I have always wanted to try chainsaw carving and was hoping there was a carver near me that might give me some pointers. Im not looking to get into this in any commercial way. Strictly for my own knowledge and enjoyment. 

Thanks


----------



## kennertree (Aug 28, 2007)

There is alot of guys that do it over in Townsend TN. How far are you from there? Thats really the only people around here that I know of.


----------



## carvinmark (Aug 29, 2007)

You can check out www.chainsawsculptors.com
there are free instructions there too


----------



## TNMIKE (Sep 6, 2007)

*Im not far from Townsend at all*

Do you know these guys? Got any contact info? thanks


----------



## TNMIKE (Sep 6, 2007)

*Nice web site*

I had never seen that before...thanks for sharing that


----------



## carvinmark (Sep 6, 2007)

You're welcome
:rockn:


----------



## kennertree (Sep 6, 2007)

TNMIKE said:


> Do you know these guys? Got any contact info? thanks



I don't know them but I will try to get some info for ya. There are 2 or 3 places in townsend that carve. They have all their carvings out in front of the building. Really neat stuff down there.


----------



## kennertree (Sep 6, 2007)

Here's a few links.
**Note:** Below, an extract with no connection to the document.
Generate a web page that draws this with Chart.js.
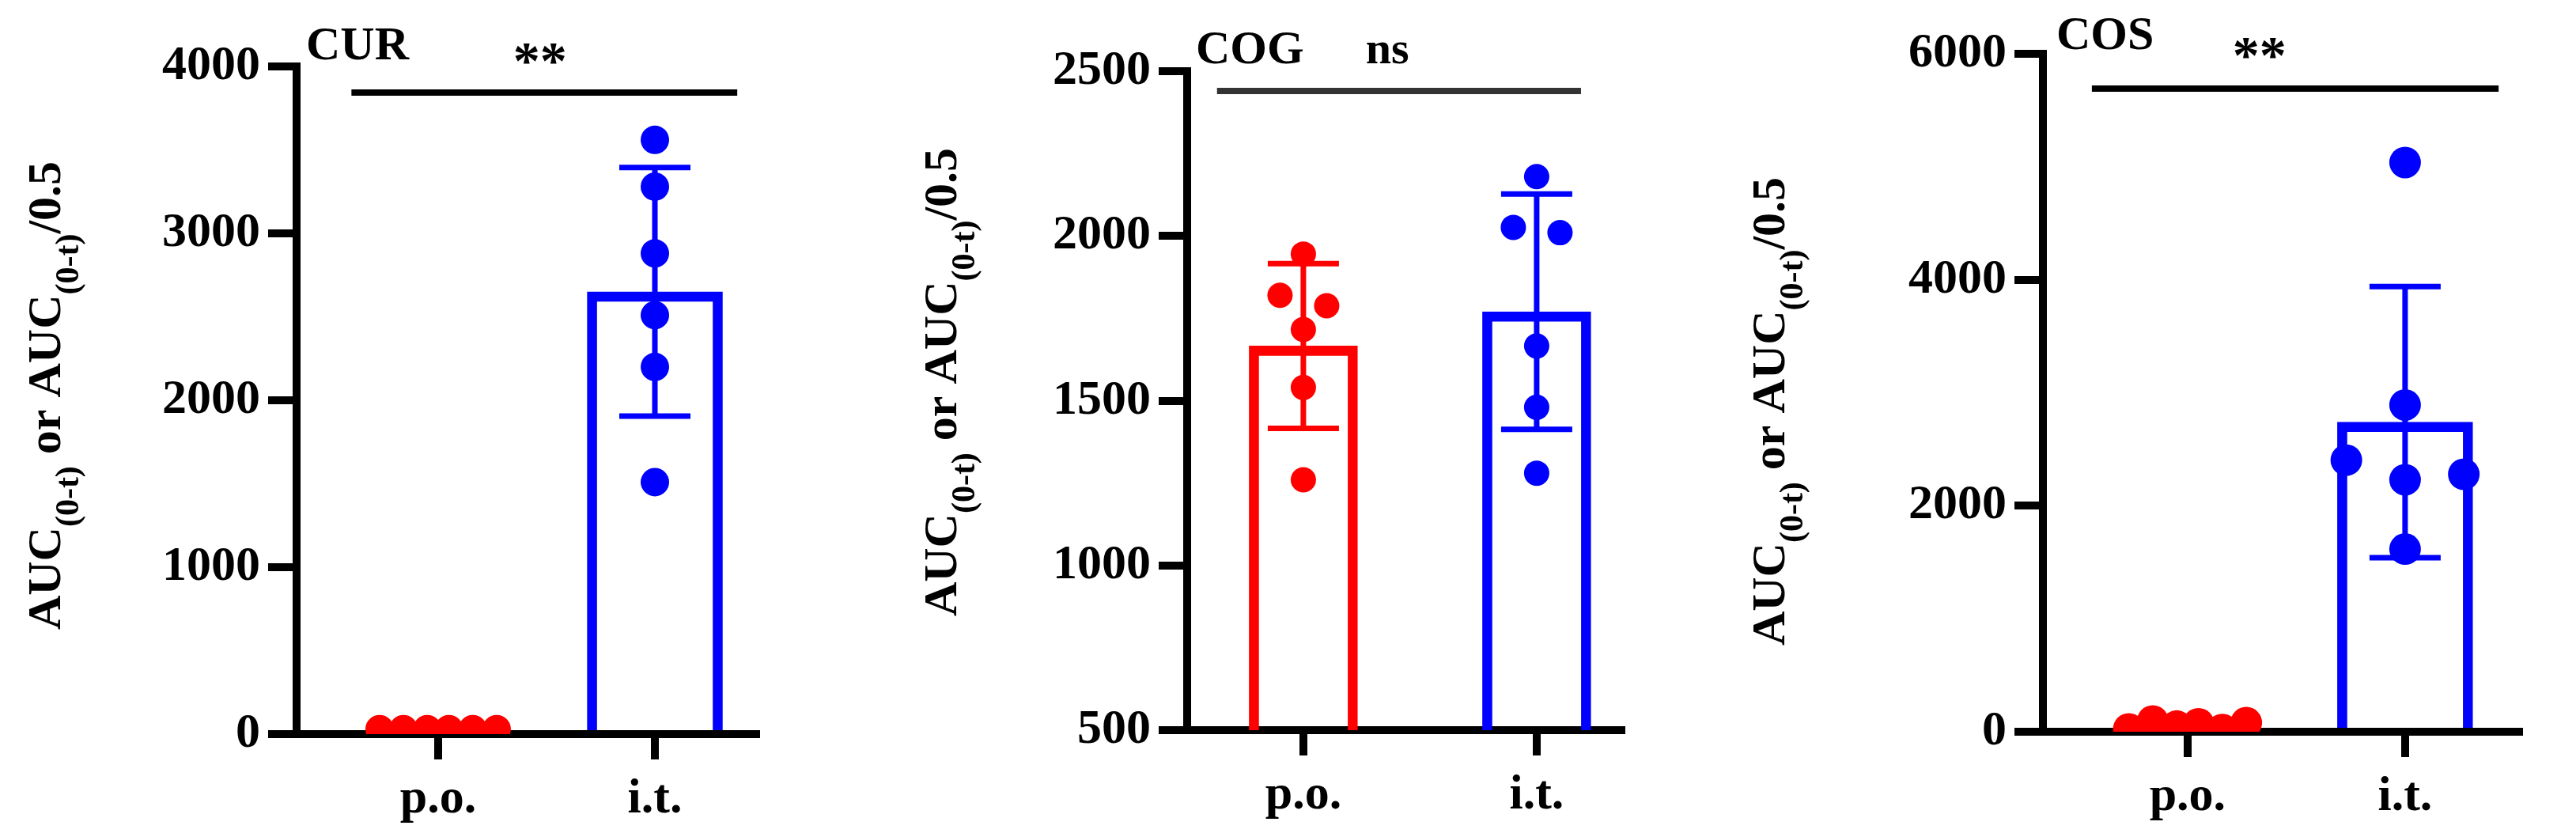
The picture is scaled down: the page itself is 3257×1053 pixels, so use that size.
<!DOCTYPE html>
<html>
<head>
<meta charset="utf-8">
<script src="https://cdn.jsdelivr.net/npm/chart.js@4"></script>
<style>
  html, body { margin: 0; padding: 0; background: #fff; }
  body { position: relative; width: 3257px; height: 1053px; overflow: hidden; }
  .panel { position: absolute; top: 0; height: 1053px; }
</style>
</head>
<body>
<div class="panel" style="left:0;width:1000px"><canvas id="cur"></canvas></div>
<div class="panel" style="left:1000px;width:1100px"><canvas id="cog"></canvas></div>
<div class="panel" style="left:2100px;width:1157px"><canvas id="cos"></canvas></div>
<script>
// --- data ---
const groups = ['p.o.', 'i.t.'];

const curMean = [30, 2650];
const curSd = [10, 745];
const curPo = [30, 30, 30, 30, 30, 30];
const curPoX = [-0.27, -0.16, -0.05, 0.05, 0.16, 0.27];
const curIt = [3560, 3280, 2880, 2510, 2200, 1510];
const curItX = [0, 0, 0, 0, 0, 0];

const cogMean = [1666, 1770];
const cogSd = [250, 357];
const cogPo = [1945, 1820, 1788, 1716, 1540, 1260];
const cogPoX = [0, -0.1, 0.1, 0, 0, 0];
const cogIt = [2180, 2026, 2010, 1666, 1480, 1280];
const cogItX = [0, -0.1, 0.1, 0, 0, 0];

const cosMean = [55, 2740];
const cosSd = [20, 1200];
const cosPo = [25, 95, 50, 70, 20, 80];
const cosPoX = [-0.27, -0.16, -0.05, 0.05, 0.16, 0.27];
const cosIt = [5038, 2892, 2404, 2230, 2279, 1617];
const cosItX = [0, 0, -0.27, 0, 0.27, 0];

const RED = '#ff0000', BLUE = '#0000ff';
const SERIF = '"Liberation Serif", "DejaVu Serif", serif';

function pts(xs, ys, off) {
    return ys.map((y, i) => ({ x: off + xs[i], y: y }));
}

// error bars (mean ± SD) drawn under the points
const errorBars = {
    id: 'errorBars',
    beforeDatasetsDraw(chart, args, opts) {
        const { ctx, scales: { x, y } } = chart;
        ctx.save();
        ctx.lineWidth = 7;
        ctx.lineCap = 'butt';
        opts.mean.forEach((m, i) => {
            const px = x.getPixelForValue(i);
            const top = y.getPixelForValue(m + opts.sd[i]);
            const bot = y.getPixelForValue(m - opts.sd[i]);
            ctx.strokeStyle = [RED, BLUE][i];
            ctx.beginPath();
            ctx.moveTo(px, top); ctx.lineTo(px, bot);
            ctx.moveTo(px - 45, top); ctx.lineTo(px + 45, top);
            ctx.moveTo(px - 45, bot); ctx.lineTo(px + 45, bot);
            ctx.stroke();
        });
        ctx.restore();
    }
};

// panel label, significance bar and rotated y title
const notes = {
    id: 'notes',
    afterDraw(chart, args, o) {
        const { ctx, chartArea, scales: { x } } = chart;
        ctx.save();
        ctx.fillStyle = '#000';
        ctx.textAlign = 'left';
        ctx.textBaseline = 'alphabetic';
        ctx.font = 'bold 60px ' + SERIF;
        ctx.fillText(o.label, chartArea.left + o.labelDx, chartArea.top + o.labelDy);

        const ly = chartArea.top + o.lineDy;
        ctx.strokeStyle = o.lineColor;
        ctx.lineWidth = 8;
        ctx.beginPath();
        ctx.moveTo(x.getPixelForValue(o.lineFrom), ly);
        ctx.lineTo(x.getPixelForValue(o.lineTo), ly);
        ctx.stroke();

        ctx.textAlign = 'center';
        ctx.font = 'bold ' + o.sigSize + 'px ' + SERIF;
        ctx.fillText(o.sig, x.getPixelForValue(o.sigX), ly - o.sigDy);

        // y title with subscripts
        ctx.translate(o.titleX, o.titleY);
        ctx.rotate(-Math.PI / 2);
        const parts = [['AUC', 0], ['(0-t)', 1], [' or AUC', 0], ['(0-t)', 1], ['/0.5', 0]];
        const big = 'bold 60px ' + SERIF, small = 'bold 42px ' + SERIF;
        let w = 0;
        parts.forEach(p => { ctx.font = p[1] ? small : big; w += ctx.measureText(p[0]).width; });
        let cx = -w / 2;
        ctx.textAlign = 'left';
        ctx.textBaseline = 'middle';
        parts.forEach(p => {
            ctx.font = p[1] ? small : big;
            ctx.fillText(p[0], cx, p[1] ? 28 : 0);
            cx += ctx.measureText(p[0]).width;
        });
        ctx.restore();
    }
};

function makeChart(id, cfg) {
    const po = pts(cfg.poX, cfg.po, 0);
    const it = pts(cfg.itX, cfg.it, 1);
    return new Chart(document.getElementById(id), {
        type: 'bar',
        data: {
            datasets: [
                {
                    type: 'scatter',
                    data: po.concat(it),
                    pointBackgroundColor: po.map(() => RED).concat(it.map(() => BLUE)),
                    pointBorderWidth: 0,
                    pointRadius: cfg.radius,
                    order: 0
                },
                {
                    type: 'bar',
                    data: cfg.mean.map((m, i) => ({ x: i, y: m })),
                    backgroundColor: 'rgba(0,0,0,0)',
                    borderColor: [RED, BLUE],
                    borderWidth: 12,
                    borderSkipped: 'bottom',
                    barThickness: cfg.barW,
                    order: 2
                }
            ]
        },
        options: {
            responsive: true,
            maintainAspectRatio: false,
            animation: false,
            devicePixelRatio: 1,
            layout: { padding: { top: cfg.top, right: cfg.right, left: 0, bottom: 0 } },
            plugins: {
                legend: { display: false },
                tooltip: { enabled: false },
                errorBars: { mean: cfg.mean, sd: cfg.sd },
                notes: cfg.notes
            },
            scales: {
                x: {
                    type: 'linear',
                    offset: false,
                    min: cfg.xmin, max: cfg.xmax,
                    afterBuildTicks: s => { s.ticks = [{ value: 0 }, { value: 1 }]; },
                    afterFit: s => { s.height = cfg.xh; },
                    border: { color: '#000', width: 10 },
                    grid: { offset: false, drawOnChartArea: false, tickLength: 32, lineWidth: 10, color: '#000' },
                    ticks: {
                        callback: v => groups[v],
                        color: '#000', padding: 14,
                        font: { family: SERIF, size: 62, weight: 'bold' }
                    }
                },
                y: {
                    min: cfg.ymin, max: cfg.ymax,
                    afterFit: s => { s.width = cfg.yw; },
                    border: { color: '#000', width: 10 },
                    grid: { drawOnChartArea: false, tickLength: 36, lineWidth: 10, color: '#000' },
                    ticks: {
                        stepSize: cfg.step,
                        callback: v => String(v),
                        color: '#000', padding: 10,
                        font: { family: SERIF, size: 62, weight: 'bold' }
                    }
                }
            }
        },
        plugins: [errorBars, notes]
    });
}

makeChart('cur', {
    mean: curMean, sd: curSd, po: curPo, poX: curPoX, it: curIt, itX: curItX,
    radius: 18, barW: 171,
    xmin: -0.653, xmax: 1.467, ymin: 0, ymax: 4000, step: 1000,
    top: 84, right: 44, xh: 125, yw: 375,
    notes: { label: 'CUR', labelDx: 12, labelDy: -9, lineDy: 33, lineColor: '#000',
             lineFrom: -0.40, lineTo: 1.38, sig: '**', sigSize: 68, sigX: 0.47, sigDy: 18,
             titleX: 60, titleY: 500 }
});

makeChart('cog', {
    mean: cogMean, sd: cogSd, po: cogPo, poX: cogPoX, it: cogIt, itX: cogItX,
    radius: 16, barW: 137,
    xmin: -0.498, xmax: 1.363, ymin: 500, ymax: 2500, step: 500,
    top: 90, right: 50, xh: 130, yw: 501,
    notes: { label: 'COG', labelDx: 11, labelDy: -10, lineDy: 25, lineColor: '#333',
             lineFrom: -0.37, lineTo: 1.19, sig: 'ns', sigSize: 58, sigX: 0.36, sigDy: 35,
             titleX: 193, titleY: 483 }
});

makeChart('cos', {
    mean: cosMean, sd: cosSd, po: cosPo, poX: cosPoX, it: cosIt, itX: cosItX,
    radius: 20, barW: 171,
    xmin: -0.665, xmax: 1.524, ymin: 0, ymax: 6000, step: 2000,
    top: 68, right: 72, xh: 128, yw: 483,
    notes: { label: 'COS', labelDx: 17, labelDy: -6, lineDy: 44, lineColor: '#000',
             lineFrom: -0.44, lineTo: 1.43, sig: '**', sigSize: 68, sigX: 0.33, sigDy: 20,
             titleX: 140, titleY: 520 }
});
</script>
</body>
</html>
One of the places down there is having a carving school. Check it out.
http://www.woodcarvers.com/index.htm
http://www.treasuresintimber.net/
http://www.eaglesnestcampground.com/tree_art_chainsaw_carving.htm


----------



## TNMIKE (Sep 7, 2007)

*Thanks for those links*

Those carvings in the last link are really nice. I will try and check these guys out...MIKE


----------



## kennertree (Sep 7, 2007)

No problem.


----------



## taproot (Dec 24, 2007)

I knew I was holding this business card in my wallet for 6 months for some reason lol. www.wildwoodoriginals.com. Cliff Garen is his name. He is out of Greenville, TN. I met him briefly at the Bele Chere festival here in Asheville this past summer. Seemed like a really nice guy. We got interupted when someone (most likely drunk considering it was Bele Chere) knocked over some of his work.


----------